◆ **SUPPLIED DATA**:
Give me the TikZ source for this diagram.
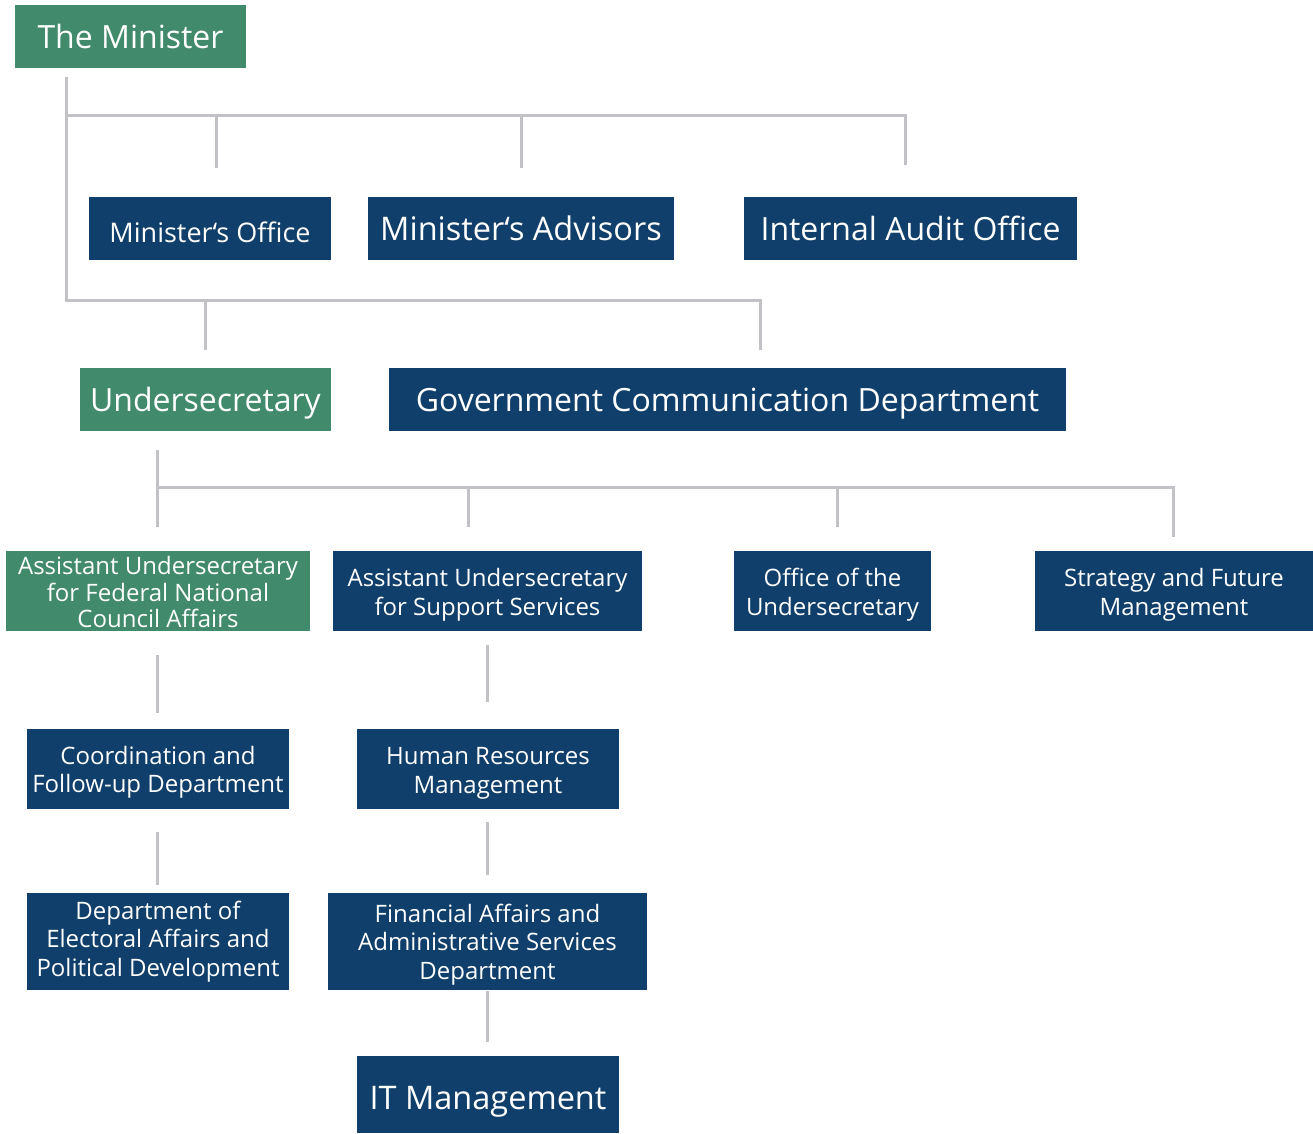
\documentclass[tikz,border=0pt]{standalone}
\usepackage{fontspec}
\setmainfont{Open Sans}
\definecolor{orggreen}{HTML}{418A6C}
\definecolor{orgnavy}{HTML}{0F3F6A}
\definecolor{orgline}{HTML}{C2C2C6}
\newcommand\lowr[1]{\rule{0pt}{#1pt}}
\begin{document}
\begin{tikzpicture}[x=1pt,y=-1pt,
  box/.style={rectangle, inner sep=0pt, text=white, align=center, fill=orgnavy},
  gbox/.style={box, fill=orggreen},
  small/.style={font=\fontsize{24}{28.5}\selectfont},
  link/.style={draw=orgline, line width=3pt}]
\useasboundingbox (0,0) rectangle (1313,1133);
% top level
\node[gbox, minimum width=231pt, minimum height=63pt, font=\fontsize{32}{36}\selectfont] (minister) at (130.5,36.5) {The Minister};
\node[box, text height=28.5pt, text depth=0pt, minimum width=242pt, minimum height=63pt, font=\fontsize{27}{30}\selectfont] (moffice) at (210,228.5) {Minister‘s Office};
\node[box, minimum width=306pt, minimum height=63pt, font=\fontsize{32.5}{36}\selectfont] (madv) at (521,228.5) {Minister‘s Advisors};
\node[box, minimum width=333pt, minimum height=63pt, font=\fontsize{32}{36}\selectfont] (audit) at (910.5,228.5) {Internal Audit Office};
\node[gbox, text depth=0pt, minimum width=251pt, minimum height=63pt, font=\fontsize{32}{36}\selectfont] (under) at (205.5,399.5) {Undersecretary};
\node[box, text depth=0pt, minimum width=677pt, minimum height=63pt, font=\fontsize{32}{36}\selectfont] (gcd) at (727.5,399.5) {Government Communication Department};
% third level
\node[gbox, minimum width=304pt, minimum height=80pt, font=\fontsize{24}{26.5}\selectfont] (afnc) at (158,591) {\lowr{21.2}Assistant Undersecretary\\for Federal National\\Council Affairs};
\node[box, small, minimum width=309pt, minimum height=80pt] (ass) at (487.5,591) {\lowr{26.2}Assistant Undersecretary\\for Support Services};
\node[box, small, minimum width=197pt, minimum height=80pt] (ous) at (832.5,591) {\lowr{26.2}Office of the\\Undersecretary};
\node[box, small, minimum width=278pt, minimum height=80pt] (sfm) at (1174,591) {\lowr{26.2}Strategy and Future\\Management};
% lower
\node[box, small, minimum width=262pt, minimum height=80pt] (coord) at (158,769) {\lowr{25.2}Coordination and\\Follow-up Department};
\node[box, small, minimum width=262pt, minimum height=80pt] (hr) at (488,769) {\lowr{26.2}Human Resources\\Management};
\node[box, small, minimum width=262pt, minimum height=97pt] (dea) at (158,941.5) {Department of\\Electoral Affairs and\\Political Development};
\node[box, small, minimum width=319pt, minimum height=97pt] (fin) at (487.5,941.5) {\lowr{24.2}Financial Affairs and\\Administrative Services\\Department};
\node[box, text height=30.5pt, text depth=0pt, minimum width=262pt, minimum height=77pt, font=\fontsize{32.5}{36}\selectfont] (it) at (488,1094.5) {IT Management};
% junction coordinates
\coordinate (mtop) at (66,77);
\coordinate (mbus) at (66,115);
\coordinate (mbot) at (66,300);
\coordinate (ubus) at (157,487);
\coordinate (utop) at (157,450);
% minister tree
\draw[link] (mtop) -- (mbot) -- (760,300) -- (760,350);
\draw[link] (mbus) -- (905,115) -- (905,165);
\draw[link] (216,115) -- (216,168);
\draw[link] (521,115) -- (521,168);
\draw[link] (205,300) -- (205,350);
% undersecretary tree
\draw[link] (utop) -- (157,527);
\draw[link] (ubus) -- (1173,487) -- (1173,537);
\draw[link] (468,487) -- (468,527);
\draw[link] (837,487) -- (837,527);
% vertical chains
\draw[link] (157,655) -- (157,713);
\draw[link] (157,832) -- (157,885);
\draw[link] (487,645) -- (487,702);
\draw[link] (487,822) -- (487,875);
\draw[link] (487,991) -- (487,1042);
\end{tikzpicture}
\end{document}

◆ **WHAT IS NEEDED**: Leave out the pictures and give the listing above again exactly.

◆ **THE COMPLETED TASK**:
Give me the TikZ source for this diagram.
\documentclass[tikz,border=0pt]{standalone}
\usepackage{fontspec}
\setmainfont{Open Sans}
\definecolor{orggreen}{HTML}{418A6C}
\definecolor{orgnavy}{HTML}{0F3F6A}
\definecolor{orgline}{HTML}{C2C2C6}
\newcommand\lowr[1]{\rule{0pt}{#1pt}}
\begin{document}
\begin{tikzpicture}[x=1pt,y=-1pt,
  box/.style={rectangle, inner sep=0pt, text=white, align=center, fill=orgnavy},
  gbox/.style={box, fill=orggreen},
  small/.style={font=\fontsize{24}{28.5}\selectfont},
  link/.style={draw=orgline, line width=3pt}]
\useasboundingbox (0,0) rectangle (1313,1133);
% top level
\node[gbox, minimum width=231pt, minimum height=63pt, font=\fontsize{32}{36}\selectfont] (minister) at (130.5,36.5) {The Minister};
\node[box, text height=28.5pt, text depth=0pt, minimum width=242pt, minimum height=63pt, font=\fontsize{27}{30}\selectfont] (moffice) at (210,228.5) {Minister‘s Office};
\node[box, minimum width=306pt, minimum height=63pt, font=\fontsize{32.5}{36}\selectfont] (madv) at (521,228.5) {Minister‘s Advisors};
\node[box, minimum width=333pt, minimum height=63pt, font=\fontsize{32}{36}\selectfont] (audit) at (910.5,228.5) {Internal Audit Office};
\node[gbox, text depth=0pt, minimum width=251pt, minimum height=63pt, font=\fontsize{32}{36}\selectfont] (under) at (205.5,399.5) {Undersecretary};
\node[box, text depth=0pt, minimum width=677pt, minimum height=63pt, font=\fontsize{32}{36}\selectfont] (gcd) at (727.5,399.5) {Government Communication Department};
% third level
\node[gbox, minimum width=304pt, minimum height=80pt, font=\fontsize{24}{26.5}\selectfont] (afnc) at (158,591) {\lowr{21.2}Assistant Undersecretary\\for Federal National\\Council Affairs};
\node[box, small, minimum width=309pt, minimum height=80pt] (ass) at (487.5,591) {\lowr{26.2}Assistant Undersecretary\\for Support Services};
\node[box, small, minimum width=197pt, minimum height=80pt] (ous) at (832.5,591) {\lowr{26.2}Office of the\\Undersecretary};
\node[box, small, minimum width=278pt, minimum height=80pt] (sfm) at (1174,591) {\lowr{26.2}Strategy and Future\\Management};
% lower
\node[box, small, minimum width=262pt, minimum height=80pt] (coord) at (158,769) {\lowr{25.2}Coordination and\\Follow-up Department};
\node[box, small, minimum width=262pt, minimum height=80pt] (hr) at (488,769) {\lowr{26.2}Human Resources\\Management};
\node[box, small, minimum width=262pt, minimum height=97pt] (dea) at (158,941.5) {Department of\\Electoral Affairs and\\Political Development};
\node[box, small, minimum width=319pt, minimum height=97pt] (fin) at (487.5,941.5) {\lowr{24.2}Financial Affairs and\\Administrative Services\\Department};
\node[box, text height=30.5pt, text depth=0pt, minimum width=262pt, minimum height=77pt, font=\fontsize{32.5}{36}\selectfont] (it) at (488,1094.5) {IT Management};
% junction coordinates
\coordinate (mtop) at (66,77);
\coordinate (mbus) at (66,115);
\coordinate (mbot) at (66,300);
\coordinate (ubus) at (157,487);
\coordinate (utop) at (157,450);
% minister tree
\draw[link] (mtop) -- (mbot) -- (760,300) -- (760,350);
\draw[link] (mbus) -- (905,115) -- (905,165);
\draw[link] (216,115) -- (216,168);
\draw[link] (521,115) -- (521,168);
\draw[link] (205,300) -- (205,350);
% undersecretary tree
\draw[link] (utop) -- (157,527);
\draw[link] (ubus) -- (1173,487) -- (1173,537);
\draw[link] (468,487) -- (468,527);
\draw[link] (837,487) -- (837,527);
% vertical chains
\draw[link] (157,655) -- (157,713);
\draw[link] (157,832) -- (157,885);
\draw[link] (487,645) -- (487,702);
\draw[link] (487,822) -- (487,875);
\draw[link] (487,991) -- (487,1042);
\end{tikzpicture}
\end{document}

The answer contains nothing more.